On the long way back to Brittany, in transit in New Delhi, I visit Majnu Ka Tilla, the neighborhood of Tibetan refugees in order to extend my connection with "the Spirit of Tibet". As soon as a tourist steps outside the gate marking the area, tuk-tuk drivers storm them and offer them fare five times the price. Moving away a little, the lull returns and the most diligent pilots who have kindly stalked the visitors return to the charge with appropriate prices. 40 C, not inclined to heat, I present my address on the phone screen. A driver agrees: the deal is done.
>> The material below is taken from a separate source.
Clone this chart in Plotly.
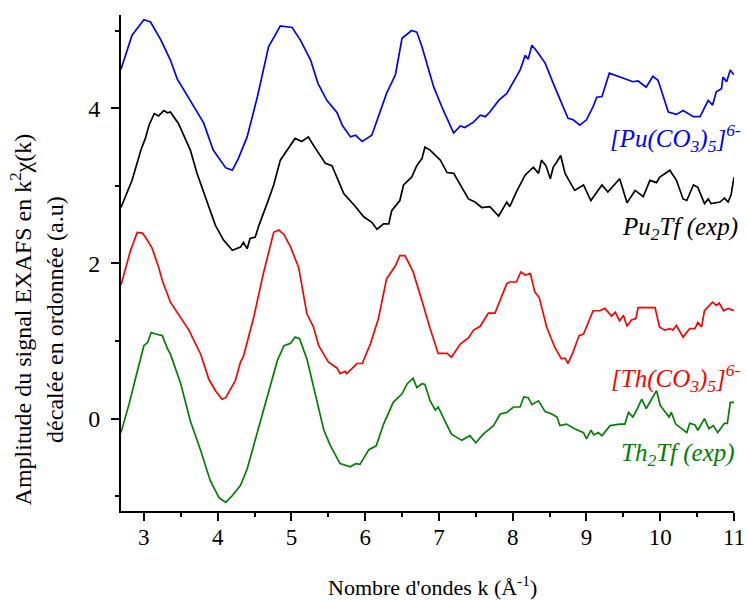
import plotly.graph_objects as go

# ---- data ----
k_pu = [2.69, 2.84, 3.00, 3.09, 3.23, 3.36, 3.45, 3.63, 3.81, 3.94, 4.11, 4.20, 4.28, 4.40, 4.54, 4.69, 4.85, 5.01,
        5.12, 5.26, 5.36, 5.48, 5.62, 5.69, 5.80, 5.87, 5.96, 6.09, 6.18, 6.29, 6.41, 6.50, 6.63, 6.70, 6.77, 6.88,
        6.93, 7.06, 7.20, 7.29, 7.35, 7.47, 7.56, 7.63, 7.69, 7.81, 7.92, 8.10, 8.17, 8.21, 8.26, 8.33, 8.44, 8.55,
        8.69, 8.75, 8.82, 8.91, 9.00, 9.09, 9.14, 9.21, 9.31, 9.45, 9.63, 9.70, 9.81, 9.90, 9.97, 10.11, 10.22,
        10.31, 10.45, 10.54, 10.65, 10.71, 10.76, 10.83, 10.85, 10.90, 10.95, 11.00]
chi_pu = [4.50, 4.94, 5.14, 5.11, 4.88, 4.62, 4.38, 4.10, 3.81, 3.46, 3.23, 3.20, 3.35, 3.63, 4.15, 4.79, 5.06, 5.04,
          4.88, 4.62, 4.32, 4.10, 3.94, 3.78, 3.63, 3.65, 3.57, 3.65, 3.89, 4.19, 4.43, 4.90, 5.00, 4.98, 4.79, 4.45,
          4.27, 3.97, 3.68, 3.77, 3.75, 3.82, 3.91, 3.89, 3.95, 4.10, 4.19, 4.49, 4.68, 4.63, 4.81, 4.73, 4.58, 4.32,
          4.02, 3.87, 3.85, 3.78, 3.85, 4.02, 4.14, 4.15, 4.45, 4.40, 4.34, 4.35, 4.27, 4.41, 4.36, 3.95, 3.92,
          3.97, 3.89, 3.89, 4.10, 4.04, 4.21, 4.25, 4.40, 4.34, 4.49, 4.43]

k_pu2tf = [2.69, 2.84, 2.96, 3.02, 3.07, 3.14, 3.20, 3.27, 3.32, 3.36, 3.47, 3.63, 3.72, 3.88, 3.97, 4.08, 4.20, 4.31,
           4.35, 4.40, 4.44, 4.51, 4.56, 4.67, 4.76, 4.85, 4.96, 5.05, 5.14, 5.23, 5.30, 5.46, 5.55, 5.71, 5.87, 5.98,
           6.09, 6.16, 6.25, 6.32, 6.36, 6.47, 6.52, 6.63, 6.70, 6.77, 6.81, 6.88, 7.02, 7.11, 7.20, 7.29, 7.40, 7.49,
           7.58, 7.69, 7.81, 7.92, 7.96, 8.05, 8.17, 8.28, 8.35, 8.39, 8.45, 8.51, 8.55, 8.60, 8.65, 8.71, 8.84, 8.96,
           9.06, 9.21, 9.29, 9.45, 9.55, 9.66, 9.77, 9.86, 9.95, 9.99, 10.13, 10.22, 10.31, 10.36, 10.45, 10.51,
           10.60, 10.65, 10.69, 10.81, 10.87, 10.92, 10.96, 11.00]
chi_pu2tf = [2.72, 3.07, 3.46, 3.61, 3.78, 3.93, 3.90, 3.97, 3.94, 3.95, 3.80, 3.46, 3.16, 2.73, 2.49, 2.30, 2.17, 2.21,
             2.27, 2.19, 2.32, 2.34, 2.49, 2.77, 3.01, 3.33, 3.48, 3.61, 3.57, 3.63, 3.52, 3.29, 3.26, 2.90, 2.73, 2.60,
             2.53, 2.44, 2.51, 2.51, 2.68, 2.81, 3.01, 3.11, 3.26, 3.35, 3.50, 3.46, 3.33, 3.17, 3.16, 3.01, 2.83, 2.79,
             2.72, 2.73, 2.61, 2.79, 2.73, 2.92, 3.14, 3.24, 3.16, 3.33, 3.26, 3.09, 3.24, 3.31, 3.39, 3.16, 2.94, 3.01,
             2.81, 3.01, 2.92, 3.09, 2.78, 2.94, 2.86, 3.07, 3.04, 3.11, 3.20, 3.07, 2.83, 2.81, 3.01, 2.98,
             2.77, 2.83, 2.77, 2.79, 2.84, 2.79, 2.88, 3.11]

k_th = [2.69, 2.82, 2.91, 2.98, 3.02, 3.11, 3.20, 3.25, 3.36, 3.50, 3.61, 3.77, 3.88, 3.97, 4.06, 4.11, 4.24, 4.31,
        4.35, 4.49, 4.62, 4.76, 4.83, 4.90, 4.99, 5.10, 5.21, 5.30, 5.37, 5.50, 5.62, 5.66, 5.73, 5.75, 5.89, 5.96,
        6.07, 6.18, 6.29, 6.41, 6.47, 6.54, 6.65, 6.77, 6.88, 6.99, 7.11, 7.17, 7.29, 7.40, 7.47, 7.56, 7.67, 7.76,
        7.92, 7.96, 8.05, 8.11, 8.17, 8.24, 8.30, 8.36, 8.46, 8.57, 8.66, 8.71, 8.75, 8.82, 8.90, 8.96, 9.09, 9.18,
        9.25, 9.34, 9.39, 9.45, 9.50, 9.55, 9.61, 9.67, 9.70, 9.93, 9.99, 10.06, 10.13, 10.17, 10.22, 10.31, 10.40,
        10.47, 10.51, 10.56, 10.60, 10.71, 10.76, 10.80, 10.86, 10.92, 11.00]
chi_th = [1.72, 2.17, 2.40, 2.39, 2.34, 2.20, 1.95, 1.78, 1.50, 1.29, 1.14, 0.83, 0.51, 0.36, 0.25, 0.27, 0.49, 0.73,
          0.80, 1.31, 1.87, 2.40, 2.43, 2.37, 2.21, 1.94, 1.35, 1.18, 0.94, 0.73, 0.65, 0.58, 0.61, 0.58, 0.71, 0.71,
          0.96, 1.29, 1.80, 1.97, 2.10, 2.10, 1.89, 1.52, 1.16, 0.84, 0.84, 0.79, 0.96, 1.04, 1.14, 1.19, 1.36, 1.36,
          1.74, 1.76, 1.76, 1.89, 1.85, 1.87, 1.63, 1.56, 1.18, 0.92, 0.77, 0.78, 0.71, 0.86, 1.07, 1.09, 1.39, 1.39,
          1.42, 1.32, 1.37, 1.26, 1.33, 1.19, 1.27, 1.29, 1.43, 1.43, 1.18, 1.14, 1.16, 1.14, 1.20, 1.05, 1.16,
          1.16, 1.24, 1.18, 1.39, 1.50, 1.46, 1.49, 1.39, 1.42, 1.39]

k_th2tf = [2.69, 2.80, 2.89, 3.00, 3.05, 3.10, 3.16, 3.25, 3.32, 3.36, 3.50, 3.63, 3.77, 3.90, 4.02, 4.11, 4.20, 4.31,
           4.40, 4.51, 4.62, 4.81, 4.90, 4.99, 5.05, 5.11, 5.21, 5.32, 5.44, 5.53, 5.66, 5.80, 5.87, 5.93, 6.05, 6.15,
           6.25, 6.38, 6.50, 6.57, 6.65, 6.70, 6.77, 6.81, 6.88, 6.95, 6.99, 7.08, 7.17, 7.31, 7.42, 7.50, 7.60, 7.74,
           7.83, 7.92, 8.01, 8.10, 8.15, 8.21, 8.26, 8.35, 8.44, 8.53, 8.60, 8.64, 8.73, 8.84, 8.96, 9.00, 9.06, 9.10,
           9.16, 9.21, 9.32, 9.45, 9.52, 9.57, 9.63, 9.68, 9.75, 9.81, 9.95, 10.00, 10.06, 10.12, 10.15, 10.21, 10.36,
           10.40, 10.47, 10.51, 10.60, 10.66, 10.72, 10.78, 10.87, 10.91, 10.95, 11.00]
chi_th2tf = [-0.18, 0.19, 0.53, 0.94, 0.98, 1.11, 1.09, 1.07, 0.90, 0.83, 0.45, -0.03, -0.41, -0.80, -1.02, -1.08, -0.99,
             -0.86, -0.65, -0.28, 0.10, 0.75, 0.94, 0.97, 1.05, 1.03, 0.77, 0.32, -0.15, -0.35, -0.58, -0.62, -0.58,
             -0.59, -0.40, -0.35, -0.07, 0.21, 0.32, 0.45, 0.52, 0.40, 0.45, 0.44, 0.23, 0.11, 0.15, -0.03, -0.20,
             -0.28, -0.22, -0.31, -0.20, -0.09, 0.06, 0.08, 0.15, 0.15, 0.28, 0.27, 0.18, 0.23, 0.09, 0.06, 0.02,
             -0.09, -0.07, -0.13, -0.18, -0.26, -0.15, -0.21, -0.18, -0.22, -0.09, -0.07, -0.07, 0.08, 0.02, 0.11,
             0.25, 0.13, 0.36, 0.17, 0.10, 0.02, 0.08, -0.07, -0.18, -0.06, -0.08, -0.15, 0.00, -0.13, -0.09, -0.18,
             -0.06, -0.06, 0.21, 0.21]

x_ticks = [3, 4, 5, 6, 7, 8, 9, 10, 11]
y_ticks = [0, 2, 4]

# (k, chi, colour, label, label y, label x-shift)
series = [
    (k_pu, chi_pu, "#0000FF", "<i>[Pu(CO<sub>3</sub>)<sub>5</sub>]<sup>6-</sup></i>", 3.62, 9),
    (k_pu2tf, chi_pu2tf, "#000000", "<i>Pu<sub>2</sub>Tf (exp)</i>", 2.45, 6),
    (k_th, chi_th, "#FF0000", "<i>[Th(CO<sub>3</sub>)<sub>5</sub>]<sup>6-</sup></i>", 0.52, 9),
    (k_th2tf, chi_th2tf, "#008000", "<i>Th<sub>2</sub>Tf (exp)</i>", -0.46, 3),
]

FONT = "Times New Roman, Liberation Serif, serif"

fig = go.Figure()
for kx, vy, col, name, ly, xs in series:
    fig.add_trace(go.Scatter(x=kx, y=vy, mode="lines", line=dict(color=col, width=1.7),
                             showlegend=False, hoverinfo="skip"))
    fig.add_annotation(x=11.0, y=ly, xref="x", yref="y", text=name, showarrow=False, xshift=xs,
                       xanchor="right", yanchor="middle", font=dict(family=FONT, size=25, color=col))

fig.add_annotation(x=-0.138, y=0.387, xref="paper", yref="paper", textangle=-90, showarrow=False,
                   text="Amplitude du signal EXAFS en k<sup>2</sup>χ(k)<br>décalée en ordonnée (a.u)",
                   font=dict(family=FONT, size=24, color="black"), xanchor="center", yanchor="middle")

fig.add_annotation(x=0.508, y=-0.152, xref="paper", yref="paper", showarrow=False,
                   text="Nombre d'ondes k (Å<sup>-1</sup>)",
                   font=dict(family=FONT, size=22, color="black"), xanchor="center", yanchor="middle")

fig.update_layout(
    width=747, height=601,
    margin=dict(l=121, r=13, t=15, b=90, autoexpand=False),
    paper_bgcolor="white", plot_bgcolor="white",
    font=dict(family=FONT, size=23, color="black"),
    xaxis=dict(range=[2.69, 11.0], tickvals=x_ticks, ticks="outside", ticklen=8, tickwidth=1.5,
               tickcolor="black", showline=True, linecolor="black", linewidth=2, showgrid=False,
               zeroline=False, automargin=False, ticklabelstandoff=-4,
               minor=dict(dtick=0.5, ticks="outside", ticklen=4, tickwidth=1.5, tickcolor="black"),
               tickfont=dict(family=FONT, size=23)),
    yaxis=dict(range=[-1.19, 5.2], tickvals=y_ticks, ticks="outside", ticklen=8, tickwidth=1.5,
               tickcolor="black", showline=True, linecolor="black", linewidth=2, showgrid=False,
               zeroline=False, automargin=False, ticklabelstandoff=6,
               minor=dict(dtick=1, tick0=1, ticks="outside", ticklen=4, tickwidth=1.5, tickcolor="black"),
               tickfont=dict(family=FONT, size=24)),
)

fig.write_html("out.html", config={"displayModeBar": False},
               post_script="document.body.style.margin='0px';")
Engaged on the eight-lane road between trucks and cars whose horns are stuck, my life prognosis seems clearly compromised and I concentrate on estimating whether the next brush will be fatal or not. I don't pay attention to the path taken, although it is much longer than the previous drive. An acquaintance of the driver sticks around for a few kilometers and this windhorse finally stops... I don't know where, in front of a metro station that the friends tell me is THE favorite of tourists. I should go, they encourage me: « Go, go! »
I'm lost, without a map or mobile access, I'm fuming. The driver obviously did not know how to read Western characters and followed what his experience told him. I leave, grouching out loud and simultaneously seeing myself from the outside, the awful red aura, the heart beating in the temples, the loss of alignment, the fear of missing the plane, of getting lost even more... I see also clearly my condescension and self-centeredness. How much consideration did I have for their intention to do well within their skill space? I am clear about the paradigm. Nevertheless, I am angry, I am hot, I am lost, I, I, I... and I move forward without any mindfulness towards an unknown direction.
I take twenty steps and I fall full length, flat in the dust. My wrists and knees are swollen, my clothes, my face are covered in a mixture of mud and blood, the taste of which I can still precisely describe today.
This fall immediately appears as a masterful strike of a celestial Kyōsaku.
I burst out laughing.
I burst out laughing and thank guides.
I thank GenLa. I thank Mark, Rashmi, Selena, Sandy, Tenzin, Purbali, Ashish and the teachers. I thank the teams, I thank the children. I thank Nature, the elements and their guardians. I thank Tibetan culture, I thank the Monpas. I thank the whole lineage, its protectors, the dakinis. I thank Life.
And very strongly still at a distance, I hug Tenzin, little Bodhisattva, close to my moved heart.